By David Yin
My colleague Peter Dunne previously blogged about University of Minnesota Law professor Dale Carpenter‘s new book, Flagrant Conduct, on the Lawrence v. Texas (2003) decision. (Full disclosure: I attend UMN myself, and in fact took Constitutional Law last semester with Prof. Carpenter). While both Peter and Prof. Mike Dorf agree that the particular facts of a case perhaps ought to matter less to the Supreme Court, for better or for worse that is not how the judicial branch works. The Supreme Court not only cannot issue advisory opinions on merely hypothetical cases (hence the standing doctrine, mootness, ripeness, etc.), but also it has shown itself to be particularly sensitive to the factual disposition of the cases before it.

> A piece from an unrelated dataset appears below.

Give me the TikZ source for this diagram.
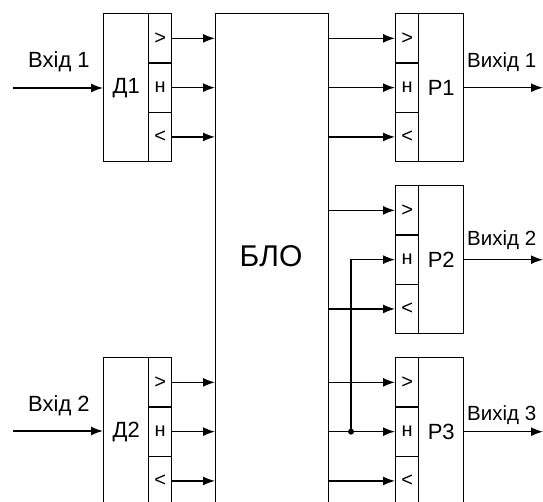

For example, the claim of ineffective assistance of counsel is governed by Strickland v. Washington (1984), where the defendant must show that counsel’s performance (a) fell below an objective standard of reasonableness, and (b) there is a reasonable probability that, but for counsel’s errors, the result of the proceeding would have been different.Strickland came out of the 11th Circuit, included crimes of murder and kidnapping, and involved a defendant acting against counsel’s explicit advice in voluntarily confessing and waiving his right to a jury. The defendant was convicted, but at sentencing, his attorney may have failed to investigate all avenues of mitigating evidence. The 11th Circuit ultimately rejected Strickland’s claim on the basis of the aforementioned two-pronged test, which was later upheld and adopted by the Supreme Court. However, as recently as a couple of years prior, the 11th Circuit’s ineffective assistance of counsel claim was defined by Goodwin v. Balkcom (11th Cir. 1982). In that capital case, the 11th Circuit found that there had been ineffective assistance of counsel because the defense attorney failed to examine procedures for jury selection and thus did not object to conspicuous racial and gender problems with the jury, and failed to investigate the facts to raise a second defense. That court concluded that under the “totality of the circumstances” and “taken together” counsel’s actions deprived Goodwin of the representation due any client. The speculation is that if Goodwin (or another case) had come up to the Supreme Court instead of Strickland, the current standard for ineffective counsel may very well have been different, and perhaps more generous to defendants.
A better example may be in the run-up to Gideon v. Wainwright (1963), the landmark case that extended the 6th Amendment right to counsel for criminal defendants to state courts, and overturned Betts v. Brady (1941). By the early 1960s, the Supreme Court had determined that it was ready to abandon Betts, and cast about for a good test case to do it with. As one law review article recounts it, “Chief Justice Earl Warren made clear that he believed that an accused in a state prosecution had a right to counsel and his clerks remained on alert for a vehicle through which the Court might overrule Betts.” A case came up, Carnley v. Cochran (1962), which seemed to present that very opportunity. But Carnley, a case involving allegations of incestuous child sexual abuse, repelled Justice Frankfurter, who declared that it was impossible to “imagine a worse case, a more unsavory case to overrule a long standing decision.” And for that unsavoriness, justice for indigent criminal defendants was delayed for another year, until Gideon.
The facts of the case have been, and will continue to be important. Real people need to suffer real injuries to bring a case to court, and a judge’s opinion and leaning will be inevitably colored by the facts and circumstances before her. Good facts, and “perfect plaintiffs”, are crucial in garnering public support, judicial sympathy, and popular acceptance.